Charity, a dirty word in these cruel times and one Bennett would never use, is nevertheless the greatest form of Love, and powers his meditation on old age, shit, and alienation. Does he feel guilty he's not spending time with his actual mother, a widow starting to drift gently off into obsolescence? Or is Miss Shepherd simply Bennett's ideal mum? Proud, private, and it turns out, also an artist, a pianist. The doubling of the mother is matched by the splitting of Bennett into he-who-sits-by-the-window-and-writes and he-who-interacts-with-the-world. Both Bennetts are played precisely by Alex Jennings. The depiction of plucky survival is thus paralleled by scenes of a writer's life, which is seen to amount to a certain resignation to the stories that impose themselves.

On the stage, The Lady in the Van ran three hours in preview, two-and-a-half-hours on opening; the film runs under two hours. The essence of this story is detail accumulated and juxtaposed with further snippets. It makes for choppy storytelling. Onstage you can suggest what on film must look real but can feel stolid. Indeed, Gloucester Crescent and Bennett's actual house comprise the film set. Nicholas Hytner, who brilliantly staged the original play, does not find an equivalent cinematic style. He borrows from the Harry Potter franchise a cheery hyperrealism peopled with British stage greats, and ladles on an orchestral score that overwhelms the stark joy of this eccentric saga.

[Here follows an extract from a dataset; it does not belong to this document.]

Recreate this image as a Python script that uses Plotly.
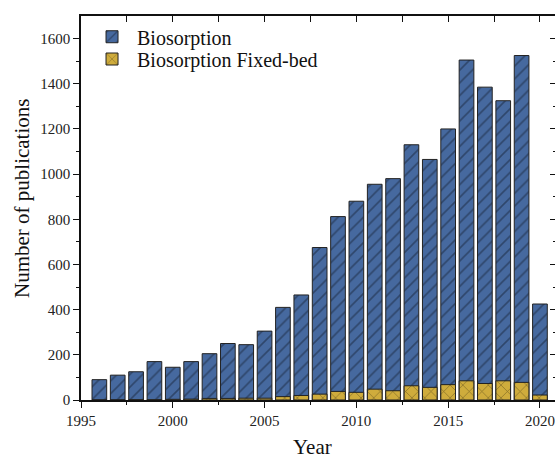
import plotly.graph_objects as go

years = list(range(1996, 2021))
biosorption = [90, 110, 125, 170, 145, 170, 205, 250, 245, 305, 410, 465, 675, 812, 880,
               955, 980, 1130, 1065, 1200, 1505, 1385, 1325, 1525, 425]
fixed_bed = [0, 0, 1, 1, 3, 4, 7, 7, 8, 8, 15, 20, 26, 38, 34,
             48, 41, 63, 56, 68, 85, 73, 85, 78, 22]

x_major = [1995, 2000, 2005, 2010, 2015, 2020]
x_minor = [1997.5, 2002.5, 2007.5, 2012.5, 2017.5]
y_major = [0, 200, 400, 600, 800, 1000, 1200, 1400, 1600]
y_minor = [100, 300, 500, 700, 900, 1100, 1300, 1500]

FONT = "Liberation Serif, Times New Roman, serif"

fig = go.Figure()
fig.add_trace(go.Bar(
    x=years, y=biosorption, name="Biosorption", width=0.8, legend="legend",
    marker=dict(color="#46699f", line=dict(color="#222222", width=1),
                pattern=dict(shape="/", fgcolor="#172438", size=9, solidity=0.18)),
))
fig.add_trace(go.Bar(
    x=years, y=fixed_bed, name="Biosorption Fixed-bed", width=0.8, legend="legend2",
    marker=dict(color="#cfac3c", line=dict(color="#222222", width=1),
                pattern=dict(shape="x", fgcolor="#3a2e10", size=9, solidity=0.15)),
))
# helper trace to activate mirrored top/right axes
fig.add_trace(go.Scatter(x=[], y=[], xaxis="x2", yaxis="y2", showlegend=False))

xr = [1995, 2020.82]
yr = [0, 1700]

leg_common = dict(xanchor="left", yanchor="middle",
                  font=dict(family=FONT, size=20, color="#111"),
                  bgcolor="rgba(0,0,0,0)", itemwidth=40)

fig.update_layout(
    width=555, height=458,
    margin=dict(l=81, r=0, t=16, b=58, autoexpand=False),
    paper_bgcolor="white", plot_bgcolor="white",
    barmode="overlay",
    font=dict(family=FONT, size=15, color="#222"),
    showlegend=True,
    legend=dict(x=0.0127, y=0.946, **leg_common),
    legend2=dict(x=0.0127, y=0.888, **leg_common),
    xaxis=dict(range=xr, tickmode="array", tickvals=x_major, automargin=False,
               ticks="outside", ticklen=6, tickwidth=1.2, tickcolor="#111",
               showline=True, linecolor="#111", linewidth=1.5, showgrid=False, zeroline=False,
               minor=dict(tickvals=x_minor, ticks="outside",
                          ticklen=3, tickcolor="#111", showgrid=False),
               tickfont=dict(family=FONT, size=15, color="#222")),
    yaxis=dict(range=yr, tickmode="array", tickvals=y_major, automargin=False,
               ticks="outside", ticklen=6, tickwidth=1.2, tickcolor="#111",
               showline=True, linecolor="#111", linewidth=1.5, showgrid=False, zeroline=False,
               minor=dict(tickvals=y_minor, ticks="outside",
                          ticklen=3, tickcolor="#111", showgrid=False),
               tickfont=dict(family=FONT, size=15, color="#222")),
    xaxis2=dict(range=xr, overlaying="x", side="top", anchor="y2", automargin=False,
                tickmode="array", tickvals=x_major,
                ticks="inside", ticklen=6, tickwidth=1.2, tickcolor="#111", showticklabels=False,
                showline=True, linecolor="#111", linewidth=1.5, showgrid=False, zeroline=False,
                minor=dict(tickvals=x_minor, ticks="inside",
                           ticklen=6, tickcolor="#111", showgrid=False)),
    yaxis2=dict(range=yr, overlaying="y", side="right", anchor="x2", automargin=False,
                tickmode="array", tickvals=y_major,
                ticks="inside", ticklen=5, tickwidth=1.2, tickcolor="#111", showticklabels=False,
                showline=False, showgrid=False, zeroline=False,
                minor=dict(tickvals=y_minor, ticks="inside",
                           ticklen=2, tickcolor="#111", showgrid=False)),
    annotations=[
        dict(text="Number of publications", xref="paper", yref="paper", x=-0.1245, y=0.526,
             textangle=-90, showarrow=False, xanchor="center", yanchor="middle",
             font=dict(family=FONT, size=21, color="#111")),
        dict(text="Year", xref="paper", yref="paper", x=0.489, y=-0.122,
             showarrow=False, xanchor="center", yanchor="middle",
             font=dict(family=FONT, size=21, color="#111")),
    ],
)

fig.write_html(
    "out.html",
    config={"displayModeBar": False},
    post_script="document.body.style.margin='0';document.body.style.overflow='hidden';",
)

I saw Lady in the Van at the Queen's Theater in London, sitting beside a large drunken blonde in full-length sable, in 2000. I couldn't believe Bennett had managed to get a West End audience to sit still for this very queer story of a gay man's relationship with a madwoman. Maggie Smith was the lynch-pin. Every fiber of her being was invested in the gamut of Miss Shepherd's existential struggles, alternately pompous and abject, dotty and hawk-eyed, ridiculous and sublime. As an audient, I was shredded by pathos and simultaneously buoyed by this singular character's apotheosis. Deification on a London stage for one old lady does not, alas, translate into more charity in the streets.

Au contraire. There are now many more homeless, stateless, abandoned, bombed-out, unemployed, and immigrating people than in 1974. The concern today is for security, not charity. Paranoia is a way of life. The Lady in the Van seems like a fairy story and will be viewed by many as "mere" comedy, by which they mean insignificant. The film made me weep, because despite its flaws, The Lady in the Van is a big-hearted film about the difficult daily rituals that keep body and soul together. One of them is art.